Help find the location of newly discovered black holes in the LOFAR Radio Galaxy Zoo project
Scientists are asking for the public's help to find the origin of hundreds of thousands of galaxies that have been discovered by the largest radio telescope ever built: LOFAR. Where do these mysterious objects that extend for thousands of light-years come from? A new citizen science project, LOFAR Radio Galaxy Zoo, gives anyone with a computer the exciting possibility to join the quest to find out where the black holes at the center of these galaxies are located.
Astronomers use radio telescopes to make images of the radio sky, much like optical telescopes like the Hubble space telescope make maps of stars and galaxies. The difference is that the images made with a radio telescope show a sky that is very different from the sky that an optical telescope sees. In the radio sky, stars and galaxies are not directly seen but instead an abundance of complex structures linked to massive black holes at the centers of galaxies are detected. Most dust and gas surrounding a supermassive black hole gets consumed by the black hole, but part of the material will escape and gets ejected into deep space. This material forms large plumes of extremely hot gas, it is this gas that forms large structures that is observed by radio telescopes.

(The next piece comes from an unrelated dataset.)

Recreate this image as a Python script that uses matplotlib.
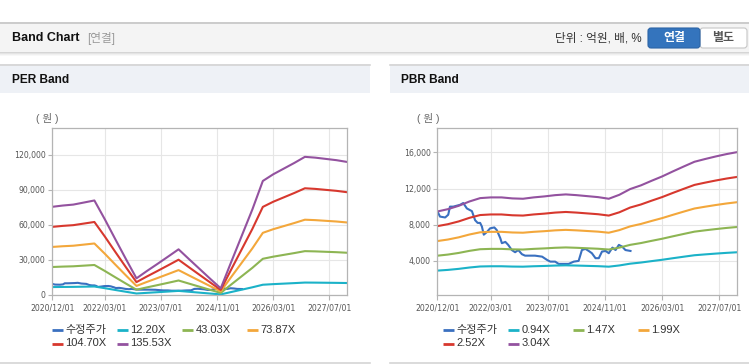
import matplotlib
matplotlib.use("Agg")
import matplotlib.pyplot as plt
import matplotlib.dates as mdates
from matplotlib.patches import Rectangle, FancyBboxPatch
from matplotlib.ticker import FuncFormatter, FixedLocator
import numpy as np
from datetime import datetime

# ---------------- data ----------------
band_dates = ["2020-12-01", "2021-03-01", "2021-06-01", "2021-09-01", "2021-12-01",
              "2022-03-01", "2022-06-01", "2022-09-01", "2022-12-01",
              "2023-03-01", "2023-06-01", "2023-09-01", "2023-12-01",
              "2024-03-01", "2024-06-01", "2024-09-01", "2024-12-01",
              "2025-03-01", "2025-06-01", "2025-09-01", "2025-12-01",
              "2026-03-01", "2026-06-01", "2026-09-01", "2026-12-01",
              "2027-03-01", "2027-06-01", "2027-09-01", "2027-12-01"]

# EPS (won) behind the PER band
eps = [556, 564, 570, 583, 596, 478, 351, 226, 105, 151, 196, 242, 288,
       226, 164, 102, 42, 207, 373, 539, 719, 761, 797, 833, 871, 866, 858, 850, 839]
per_multiples = [12.20, 43.03, 73.87, 104.70, 135.53]
per_labels = ["12.20X", "43.03X", "73.87X", "104.70X", "135.53X"]

# BPS (won) behind the PBR band
bps = [3112, 3197, 3319, 3477, 3599, 3625, 3625, 3589, 3576, 3625, 3661, 3707, 3734,
       3707, 3671, 3635, 3576, 3720, 3928, 4063, 4230, 4388, 4572, 4750, 4921,
       5020, 5115, 5201, 5273]
pbr_multiples = [0.94, 1.47, 1.99, 2.52, 3.04]
pbr_labels = ["0.94X", "1.47X", "1.99X", "2.52X", "3.04X"]

# adjusted share price (수정주가)
price_dates = ["2020-12-01", "2020-12-24", "2021-02-06", "2021-03-04", "2021-03-19", "2021-04-16",
               "2021-06-13", "2021-07-10", "2021-08-10", "2021-09-22", "2021-10-19", "2021-11-10",
               "2021-12-01", "2021-12-16", "2022-01-01", "2022-01-28", "2022-02-24", "2022-04-01",
               "2022-04-22", "2022-05-22", "2022-06-04", "2022-07-04", "2022-07-28", "2022-08-28",
               "2022-09-25", "2022-10-22", "2022-11-22", "2022-12-19", "2023-03-13", "2023-05-13",
               "2023-06-25", "2023-07-22", "2023-09-01", "2023-10-01", "2023-12-25", "2024-02-07",
               "2024-03-19", "2024-04-16", "2024-05-16", "2024-06-13", "2024-07-10", "2024-08-10",
               "2024-09-07", "2024-10-04", "2024-11-04", "2024-12-01", "2025-01-01", "2025-01-28",
               "2025-02-25", "2025-03-25", "2025-04-22", "2025-06-04"]
price = [9500, 8900, 8800, 9100, 10000, 10000, 10200, 10400, 9800, 9500, 8500, 8200,
         8200, 7800, 6900, 7200, 7600, 7700, 7400, 6500, 5960, 6100, 5770, 5200,
         4960, 5200, 4740, 4580, 4580, 4470, 4100, 3920, 3920, 3670, 3670, 3920,
         4000, 5200, 5330, 5100, 4850, 4300, 4300, 5030, 5100, 4850, 5470, 5200,
         5770, 5580, 5200, 5100]

x_tick_dates = ["2020-12-01", "2022-03-01", "2023-07-01", "2024-11-01", "2026-03-01", "2027-07-01"]
per_yticks = [0, 30000, 60000, 90000, 120000]
pbr_yticks = [4000, 8000, 12000, 16000]

price_label = "수정주가"
price_color = "#3a70c0"
band_colors = ["#1bb2c8", "#8db553", "#f3a73b", "#d7382e", "#93529f"]

# ---------------- figure ----------------
W, H = 749, 364
fig = plt.figure(figsize=(W / 100, H / 100), dpi=100)
fig.patch.set_facecolor("white")

KR = ["Liberation Sans", "Noto Sans CJK KR", "DejaVu Sans"]

bg = fig.add_axes([0, 0, 1, 1], zorder=0)
bg.set_xlim(0, W)
bg.set_ylim(H, 0)
bg.axis("off")

# top header bar
bg.add_patch(Rectangle((0, 22), W, 30, facecolor="#f4f4f4", edgecolor="none"))
bg.plot([0, W], [22.5, 22.5], color="#c4c4c4", lw=1.2)
for i, a in enumerate([0.35, 0.22, 0.12, 0.05]):
    bg.add_patch(Rectangle((0, 52 + i), W, 1, facecolor="#888888", alpha=a, edgecolor="none"))

# panel headers
for x0, x1 in [(0, 370), (390, W)]:
    bg.add_patch(Rectangle((x0, 64), x1 - x0, 29, facecolor="#eef1f6", edgecolor="none"))
    bg.plot([x0, x1], [64.5, 64.5], color="#d4d4d4", lw=1.2)
    bg.plot([x0, x1], [363.3, 363.3], color="#d4d4d4", lw=1.2)

bg.text(12, 38, "Band Chart", fontsize=9, fontweight="bold", color="#111111",
        family=KR, va="center", ha="left")
bg.text(87, 38.5, "[연결]", fontsize=8.4, color="#9a9a9a", family=KR, va="center", ha="left")
bg.text(642, 38.5, "단위 : 억원, 배, %", fontsize=8.4, color="#333333", family=KR,
        va="center", ha="right")
bg.add_patch(FancyBboxPatch((700, 28), 47, 20, boxstyle="round,pad=0,rounding_size=3",
                            facecolor="white", edgecolor="#c6c6c6", lw=0.8))
bg.add_patch(FancyBboxPatch((648, 28), 52, 20, boxstyle="round,pad=0,rounding_size=3",
                            facecolor="#3474bd", edgecolor="#2c64a6", lw=0.8))
bg.text(674, 38.5, "연결", fontsize=8.6, color="white", fontweight="bold", family=KR,
        va="center", ha="center")
bg.text(723, 38.5, "별도", fontsize=8.6, color="#555555", fontweight="bold", family=KR,
        va="center", ha="center")

bg.text(12, 80, "PER Band", fontsize=8.6, fontweight="bold", color="#111111", family=KR,
        va="center", ha="left")
bg.text(401, 80, "PBR Band", fontsize=8.6, fontweight="bold", color="#111111", family=KR,
        va="center", ha="left")

bg.text(47, 118, "( 원 )", fontsize=7.6, color="#666666", family=KR, va="center", ha="center")
bg.text(428, 118, "( 원 )", fontsize=7.6, color="#666666", family=KR, va="center", ha="center")

bd = [datetime.strptime(d, "%Y-%m-%d") for d in band_dates]
pd_ = [datetime.strptime(d, "%Y-%m-%d") for d in price_dates]
xt = [datetime.strptime(d, "%Y-%m-%d") for d in x_tick_dates]


def make_axes(px_left, px_top, px_right, px_bottom):
    ax = fig.add_axes([px_left / W, 1 - px_bottom / H, (px_right - px_left) / W,
                       (px_bottom - px_top) / H], zorder=2)
    ax.set_facecolor("white")
    for s in ax.spines.values():
        s.set_color("#b4b4b4")
        s.set_linewidth(0.9)
    ax.grid(True, color="#e6e6e6", lw=0.8)
    ax.set_axisbelow(True)
    ax.xaxis.set_major_locator(FixedLocator(mdates.date2num(xt)))
    ax.xaxis.set_major_formatter(mdates.DateFormatter("%Y/%m/%d"))
    ax.yaxis.set_major_formatter(FuncFormatter(lambda v, p: f"{v:,.0f}"))
    ax.tick_params(axis="both", labelsize=5.6, colors="#b4b4b4", labelcolor="#555555",
                   width=0.8)
    ax.tick_params(axis="x", length=3.6, pad=2.5)
    ax.tick_params(axis="y", length=2.9, pad=2.0)
    ax.set_xlim(datetime(2020, 12, 1), datetime(2027, 12, 1))
    return ax


def band_values(base, mult):
    return [b * mult for b in base]


ax1 = make_axes(52.3, 128, 347, 295)
ax1.plot(pd_, price, color=price_color, lw=1.5)
for m, c in zip(per_multiples, band_colors):
    ax1.plot(bd, band_values(eps, m), color=c, lw=1.5)
ax1.set_ylim(0, 142700)
ax1.set_yticks(per_yticks)

ax2 = make_axes(437.3, 128.3, 737.3, 295)
ax2.plot(pd_, price, color=price_color, lw=1.5)
for m, c in zip(pbr_multiples, band_colors):
    ax2.plot(bd, band_values(bps, m), color=c, lw=1.5)
ax2.set_ylim(230, 18660)
ax2.set_yticks(pbr_yticks)

for ax in (ax1, ax2):
    for lab in ax.get_xticklabels() + ax.get_yticklabels():
        lab.set_family("DejaVu Sans")

# ---------------- legends ----------------
top = fig.add_axes([0, 0, 1, 1], zorder=3)
top.set_xlim(0, W)
top.set_ylim(H, 0)
top.axis("off")


def legend(x0, labels, colors):
    col_x = [x0, x0 + 65, x0 + 130, x0 + 195]
    for i, (lab, c) in enumerate(zip(labels, colors)):
        r, k = divmod(i, 4)
        y = 330 + r * 13.5
        x = col_x[k]
        top.plot([x, x + 11], [y, y], color=c, lw=2.0, solid_capstyle="butt")
        top.text(x + 13.5, y, lab, fontsize=8, color="#333333", family=KR,
                 va="center", ha="left")


legend(52, [price_label] + per_labels, [price_color] + band_colors)
legend(443, [price_label] + pbr_labels, [price_color] + band_colors)

fig.savefig("out.png", dpi=100, facecolor="white")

The Low Frequency Array (LOFAR) telescope, operated by the Netherlands Institute for Radio Astronomy (ASTRON), is continuing its huge survey of the radio sky and 4 million radio sources have now been discovered. A few hundred thousand of these have very complicated structures. So complicated that it is difficult to determine which galaxies belong to which radio source, or in other words, which black hole belongs to which galaxy?
While the international LOFAR team consists of more than 200 astronomers from 18 countries, it is simply too small to take on this daunting task of identifying which radio structures belong to which host galaxy. Therefore, LOFAR astronomers are asking the public to help. In the context of the citizen science project "LOFAR Radio Galaxy Zoo," the public is asked to look at images from LOFAR and images of galaxies and then associate radio sources with galaxies.
"LOFAR's new survey has revealed millions of previously undetected radio sources. With the help of the public we can investigate the nature of these sources: Where are their black holes? In what kind of galaxies are the black holes located?"' says Huub Röttgering from Leiden University (The Netherlands).
Tim Shimwell, ASTRON and Leiden University, explains why this is significant: "Your task is to match the radio sources with the right galaxy. This will help researchers understand how radio sources are formed, how black holes evolve, and how vast quantities of material can be ejected into deep space with such unprecedented amounts of energy," he says.